Requirement. Transcribe the listing below from its opening line up to and including the line that contains "abc_price = [6517, 6930.5, 6788, 7225.6]"; reproduce nothing else.

━━ Dataset excerpt ━━

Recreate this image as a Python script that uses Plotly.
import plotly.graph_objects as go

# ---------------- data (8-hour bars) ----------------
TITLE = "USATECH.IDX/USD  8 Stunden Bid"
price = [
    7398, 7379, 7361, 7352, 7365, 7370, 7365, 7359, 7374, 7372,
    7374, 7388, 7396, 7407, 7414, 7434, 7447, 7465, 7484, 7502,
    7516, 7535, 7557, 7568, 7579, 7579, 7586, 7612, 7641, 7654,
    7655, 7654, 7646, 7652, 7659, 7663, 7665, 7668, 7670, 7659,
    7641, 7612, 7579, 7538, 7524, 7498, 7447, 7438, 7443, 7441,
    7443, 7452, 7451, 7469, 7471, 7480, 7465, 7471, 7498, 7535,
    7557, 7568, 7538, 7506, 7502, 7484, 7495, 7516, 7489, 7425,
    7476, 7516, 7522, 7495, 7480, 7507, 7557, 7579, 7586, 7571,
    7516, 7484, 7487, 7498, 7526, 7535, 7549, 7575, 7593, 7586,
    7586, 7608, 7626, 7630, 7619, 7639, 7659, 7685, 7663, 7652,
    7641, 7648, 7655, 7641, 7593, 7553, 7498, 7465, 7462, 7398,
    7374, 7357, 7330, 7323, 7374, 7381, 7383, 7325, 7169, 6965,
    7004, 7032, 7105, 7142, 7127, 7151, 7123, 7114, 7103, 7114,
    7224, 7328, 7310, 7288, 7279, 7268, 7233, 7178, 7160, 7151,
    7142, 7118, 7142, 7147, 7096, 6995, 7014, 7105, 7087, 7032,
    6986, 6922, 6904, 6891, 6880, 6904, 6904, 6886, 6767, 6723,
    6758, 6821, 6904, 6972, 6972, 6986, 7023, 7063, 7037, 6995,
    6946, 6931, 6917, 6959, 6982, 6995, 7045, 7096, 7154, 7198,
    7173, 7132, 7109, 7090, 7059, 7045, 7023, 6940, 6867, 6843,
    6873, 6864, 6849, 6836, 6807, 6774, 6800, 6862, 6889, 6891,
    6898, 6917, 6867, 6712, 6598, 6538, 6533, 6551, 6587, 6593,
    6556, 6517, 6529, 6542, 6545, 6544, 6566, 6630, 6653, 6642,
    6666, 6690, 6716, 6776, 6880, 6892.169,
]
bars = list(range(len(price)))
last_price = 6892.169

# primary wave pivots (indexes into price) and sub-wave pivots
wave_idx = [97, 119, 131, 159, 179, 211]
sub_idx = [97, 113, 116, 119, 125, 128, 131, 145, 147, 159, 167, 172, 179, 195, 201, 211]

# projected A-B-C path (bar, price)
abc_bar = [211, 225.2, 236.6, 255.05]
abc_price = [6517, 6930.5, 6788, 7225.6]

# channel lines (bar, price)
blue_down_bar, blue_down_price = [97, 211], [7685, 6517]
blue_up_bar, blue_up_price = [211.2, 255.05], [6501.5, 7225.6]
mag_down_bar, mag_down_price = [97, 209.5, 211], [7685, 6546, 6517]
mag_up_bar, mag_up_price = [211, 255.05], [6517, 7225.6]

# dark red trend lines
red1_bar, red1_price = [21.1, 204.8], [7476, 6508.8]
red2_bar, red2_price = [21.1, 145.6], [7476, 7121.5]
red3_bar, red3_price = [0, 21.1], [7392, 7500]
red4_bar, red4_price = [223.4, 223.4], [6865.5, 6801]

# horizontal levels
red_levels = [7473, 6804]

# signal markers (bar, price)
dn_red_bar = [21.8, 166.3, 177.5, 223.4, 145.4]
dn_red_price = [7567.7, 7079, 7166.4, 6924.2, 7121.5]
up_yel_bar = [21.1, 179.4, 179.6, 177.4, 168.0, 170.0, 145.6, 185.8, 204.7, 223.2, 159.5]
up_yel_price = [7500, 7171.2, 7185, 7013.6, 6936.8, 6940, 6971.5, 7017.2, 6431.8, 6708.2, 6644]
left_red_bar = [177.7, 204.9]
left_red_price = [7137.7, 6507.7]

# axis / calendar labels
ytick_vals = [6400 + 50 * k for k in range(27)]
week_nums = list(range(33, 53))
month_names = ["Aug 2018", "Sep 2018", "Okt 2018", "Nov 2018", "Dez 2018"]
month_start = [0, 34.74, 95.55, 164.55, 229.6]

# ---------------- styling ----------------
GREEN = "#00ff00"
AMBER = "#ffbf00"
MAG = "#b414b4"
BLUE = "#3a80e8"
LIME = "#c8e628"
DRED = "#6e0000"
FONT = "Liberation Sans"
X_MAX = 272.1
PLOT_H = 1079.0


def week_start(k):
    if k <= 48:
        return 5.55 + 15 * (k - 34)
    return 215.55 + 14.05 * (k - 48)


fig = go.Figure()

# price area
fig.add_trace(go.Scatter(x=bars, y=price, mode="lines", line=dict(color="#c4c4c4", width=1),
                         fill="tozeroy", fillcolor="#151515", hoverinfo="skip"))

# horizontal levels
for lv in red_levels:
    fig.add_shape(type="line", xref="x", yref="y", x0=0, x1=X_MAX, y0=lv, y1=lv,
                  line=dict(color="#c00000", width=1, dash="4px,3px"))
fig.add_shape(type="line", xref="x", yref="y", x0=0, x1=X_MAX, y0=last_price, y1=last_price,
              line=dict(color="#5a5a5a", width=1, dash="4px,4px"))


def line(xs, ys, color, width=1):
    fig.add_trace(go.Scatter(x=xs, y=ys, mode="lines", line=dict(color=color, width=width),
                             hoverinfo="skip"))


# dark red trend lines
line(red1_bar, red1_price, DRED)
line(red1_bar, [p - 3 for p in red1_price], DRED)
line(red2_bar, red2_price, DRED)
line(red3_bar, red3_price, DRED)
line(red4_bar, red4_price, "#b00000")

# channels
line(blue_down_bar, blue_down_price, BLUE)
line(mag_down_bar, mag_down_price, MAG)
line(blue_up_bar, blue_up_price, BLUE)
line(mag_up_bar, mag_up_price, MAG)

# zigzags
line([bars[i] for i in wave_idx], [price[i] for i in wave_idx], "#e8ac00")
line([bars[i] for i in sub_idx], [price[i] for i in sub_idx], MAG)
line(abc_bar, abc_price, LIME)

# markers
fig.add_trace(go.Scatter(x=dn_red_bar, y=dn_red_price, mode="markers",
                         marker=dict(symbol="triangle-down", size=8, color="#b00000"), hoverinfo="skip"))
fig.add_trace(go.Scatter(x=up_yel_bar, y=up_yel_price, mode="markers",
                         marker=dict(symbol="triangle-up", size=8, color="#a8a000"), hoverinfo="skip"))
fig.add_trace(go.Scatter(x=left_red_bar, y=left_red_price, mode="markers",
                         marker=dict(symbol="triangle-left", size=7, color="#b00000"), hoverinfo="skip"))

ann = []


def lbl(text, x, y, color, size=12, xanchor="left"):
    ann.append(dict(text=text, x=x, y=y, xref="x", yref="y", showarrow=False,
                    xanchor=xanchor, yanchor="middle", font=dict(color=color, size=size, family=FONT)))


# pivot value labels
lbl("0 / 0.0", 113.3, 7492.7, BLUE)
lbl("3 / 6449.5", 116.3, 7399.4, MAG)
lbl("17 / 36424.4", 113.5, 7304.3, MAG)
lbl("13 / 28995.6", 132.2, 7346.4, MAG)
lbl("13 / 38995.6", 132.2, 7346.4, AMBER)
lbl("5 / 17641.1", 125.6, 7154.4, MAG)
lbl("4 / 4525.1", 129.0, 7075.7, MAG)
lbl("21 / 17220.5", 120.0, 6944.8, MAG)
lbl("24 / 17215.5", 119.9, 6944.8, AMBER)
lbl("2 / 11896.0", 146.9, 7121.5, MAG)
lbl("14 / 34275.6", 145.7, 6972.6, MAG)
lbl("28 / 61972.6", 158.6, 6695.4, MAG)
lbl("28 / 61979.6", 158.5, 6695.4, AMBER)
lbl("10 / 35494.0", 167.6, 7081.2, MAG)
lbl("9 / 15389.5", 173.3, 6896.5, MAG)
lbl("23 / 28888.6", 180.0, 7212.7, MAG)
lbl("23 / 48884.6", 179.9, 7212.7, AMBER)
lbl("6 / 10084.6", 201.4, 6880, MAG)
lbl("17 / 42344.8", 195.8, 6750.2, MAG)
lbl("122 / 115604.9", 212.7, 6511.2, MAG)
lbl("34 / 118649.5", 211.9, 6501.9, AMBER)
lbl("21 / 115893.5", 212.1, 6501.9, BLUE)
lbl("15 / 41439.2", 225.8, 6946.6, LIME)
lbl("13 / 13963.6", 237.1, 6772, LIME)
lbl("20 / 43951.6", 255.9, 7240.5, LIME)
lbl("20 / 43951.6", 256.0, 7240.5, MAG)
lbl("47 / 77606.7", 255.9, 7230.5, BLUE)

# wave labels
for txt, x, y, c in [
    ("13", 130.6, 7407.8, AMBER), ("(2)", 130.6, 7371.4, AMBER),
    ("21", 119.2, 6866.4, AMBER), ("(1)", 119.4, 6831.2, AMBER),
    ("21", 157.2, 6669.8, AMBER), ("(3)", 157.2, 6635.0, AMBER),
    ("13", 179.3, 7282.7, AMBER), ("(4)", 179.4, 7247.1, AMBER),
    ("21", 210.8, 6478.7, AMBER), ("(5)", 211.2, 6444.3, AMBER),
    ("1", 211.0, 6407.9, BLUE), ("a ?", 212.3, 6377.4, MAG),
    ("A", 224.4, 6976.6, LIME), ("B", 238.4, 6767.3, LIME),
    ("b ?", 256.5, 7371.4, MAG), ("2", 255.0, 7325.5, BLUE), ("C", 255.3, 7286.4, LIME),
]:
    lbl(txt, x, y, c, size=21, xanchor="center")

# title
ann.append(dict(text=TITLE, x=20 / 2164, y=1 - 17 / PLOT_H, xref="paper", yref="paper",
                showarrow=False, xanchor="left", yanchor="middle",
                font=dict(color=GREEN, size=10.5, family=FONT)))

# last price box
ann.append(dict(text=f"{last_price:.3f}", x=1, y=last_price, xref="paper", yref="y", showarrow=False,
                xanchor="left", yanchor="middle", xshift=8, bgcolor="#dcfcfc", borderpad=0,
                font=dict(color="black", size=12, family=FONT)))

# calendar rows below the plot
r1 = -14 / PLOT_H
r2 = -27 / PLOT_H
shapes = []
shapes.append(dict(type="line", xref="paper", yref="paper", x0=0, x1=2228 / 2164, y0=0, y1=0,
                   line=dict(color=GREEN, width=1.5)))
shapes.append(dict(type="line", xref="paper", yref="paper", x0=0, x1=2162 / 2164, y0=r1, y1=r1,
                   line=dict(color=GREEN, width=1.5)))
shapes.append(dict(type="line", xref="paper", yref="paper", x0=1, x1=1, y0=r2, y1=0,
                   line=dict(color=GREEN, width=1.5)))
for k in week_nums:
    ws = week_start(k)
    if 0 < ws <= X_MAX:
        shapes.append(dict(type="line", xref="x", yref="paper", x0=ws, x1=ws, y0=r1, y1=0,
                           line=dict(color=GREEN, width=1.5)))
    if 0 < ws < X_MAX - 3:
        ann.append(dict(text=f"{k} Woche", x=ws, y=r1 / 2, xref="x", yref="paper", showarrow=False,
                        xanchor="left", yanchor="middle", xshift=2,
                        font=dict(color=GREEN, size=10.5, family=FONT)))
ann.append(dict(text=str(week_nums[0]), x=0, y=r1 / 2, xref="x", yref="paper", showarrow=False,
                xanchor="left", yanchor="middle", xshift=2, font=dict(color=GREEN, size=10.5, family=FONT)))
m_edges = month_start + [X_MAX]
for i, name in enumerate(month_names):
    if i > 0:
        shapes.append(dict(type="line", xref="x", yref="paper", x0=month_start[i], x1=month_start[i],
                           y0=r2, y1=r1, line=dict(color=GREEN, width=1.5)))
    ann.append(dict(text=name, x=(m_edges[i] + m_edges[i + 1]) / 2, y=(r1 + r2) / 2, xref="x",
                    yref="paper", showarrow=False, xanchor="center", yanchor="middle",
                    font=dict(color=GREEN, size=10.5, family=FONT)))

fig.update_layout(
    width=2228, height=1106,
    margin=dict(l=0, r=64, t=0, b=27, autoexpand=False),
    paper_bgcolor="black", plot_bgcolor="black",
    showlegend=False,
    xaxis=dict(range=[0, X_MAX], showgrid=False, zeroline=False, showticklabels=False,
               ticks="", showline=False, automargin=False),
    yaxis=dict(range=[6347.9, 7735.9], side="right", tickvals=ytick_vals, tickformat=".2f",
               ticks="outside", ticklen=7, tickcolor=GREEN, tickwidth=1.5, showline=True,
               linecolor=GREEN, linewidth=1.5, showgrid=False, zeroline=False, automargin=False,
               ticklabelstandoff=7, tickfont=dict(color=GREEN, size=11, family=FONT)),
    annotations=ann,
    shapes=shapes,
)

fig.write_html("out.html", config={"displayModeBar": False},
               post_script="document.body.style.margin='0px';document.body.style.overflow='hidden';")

━━━

Output for this exercise.
Recreate this image as a Python script that uses Plotly.
import plotly.graph_objects as go

# ---------------- data (8-hour bars) ----------------
TITLE = "USATECH.IDX/USD  8 Stunden Bid"
price = [
    7398, 7379, 7361, 7352, 7365, 7370, 7365, 7359, 7374, 7372,
    7374, 7388, 7396, 7407, 7414, 7434, 7447, 7465, 7484, 7502,
    7516, 7535, 7557, 7568, 7579, 7579, 7586, 7612, 7641, 7654,
    7655, 7654, 7646, 7652, 7659, 7663, 7665, 7668, 7670, 7659,
    7641, 7612, 7579, 7538, 7524, 7498, 7447, 7438, 7443, 7441,
    7443, 7452, 7451, 7469, 7471, 7480, 7465, 7471, 7498, 7535,
    7557, 7568, 7538, 7506, 7502, 7484, 7495, 7516, 7489, 7425,
    7476, 7516, 7522, 7495, 7480, 7507, 7557, 7579, 7586, 7571,
    7516, 7484, 7487, 7498, 7526, 7535, 7549, 7575, 7593, 7586,
    7586, 7608, 7626, 7630, 7619, 7639, 7659, 7685, 7663, 7652,
    7641, 7648, 7655, 7641, 7593, 7553, 7498, 7465, 7462, 7398,
    7374, 7357, 7330, 7323, 7374, 7381, 7383, 7325, 7169, 6965,
    7004, 7032, 7105, 7142, 7127, 7151, 7123, 7114, 7103, 7114,
    7224, 7328, 7310, 7288, 7279, 7268, 7233, 7178, 7160, 7151,
    7142, 7118, 7142, 7147, 7096, 6995, 7014, 7105, 7087, 7032,
    6986, 6922, 6904, 6891, 6880, 6904, 6904, 6886, 6767, 6723,
    6758, 6821, 6904, 6972, 6972, 6986, 7023, 7063, 7037, 6995,
    6946, 6931, 6917, 6959, 6982, 6995, 7045, 7096, 7154, 7198,
    7173, 7132, 7109, 7090, 7059, 7045, 7023, 6940, 6867, 6843,
    6873, 6864, 6849, 6836, 6807, 6774, 6800, 6862, 6889, 6891,
    6898, 6917, 6867, 6712, 6598, 6538, 6533, 6551, 6587, 6593,
    6556, 6517, 6529, 6542, 6545, 6544, 6566, 6630, 6653, 6642,
    6666, 6690, 6716, 6776, 6880, 6892.169,
]
bars = list(range(len(price)))
last_price = 6892.169

# primary wave pivots (indexes into price) and sub-wave pivots
wave_idx = [97, 119, 131, 159, 179, 211]
sub_idx = [97, 113, 116, 119, 125, 128, 131, 145, 147, 159, 167, 172, 179, 195, 201, 211]

# projected A-B-C path (bar, price)
abc_bar = [211, 225.2, 236.6, 255.05]
abc_price = [6517, 6930.5, 6788, 7225.6]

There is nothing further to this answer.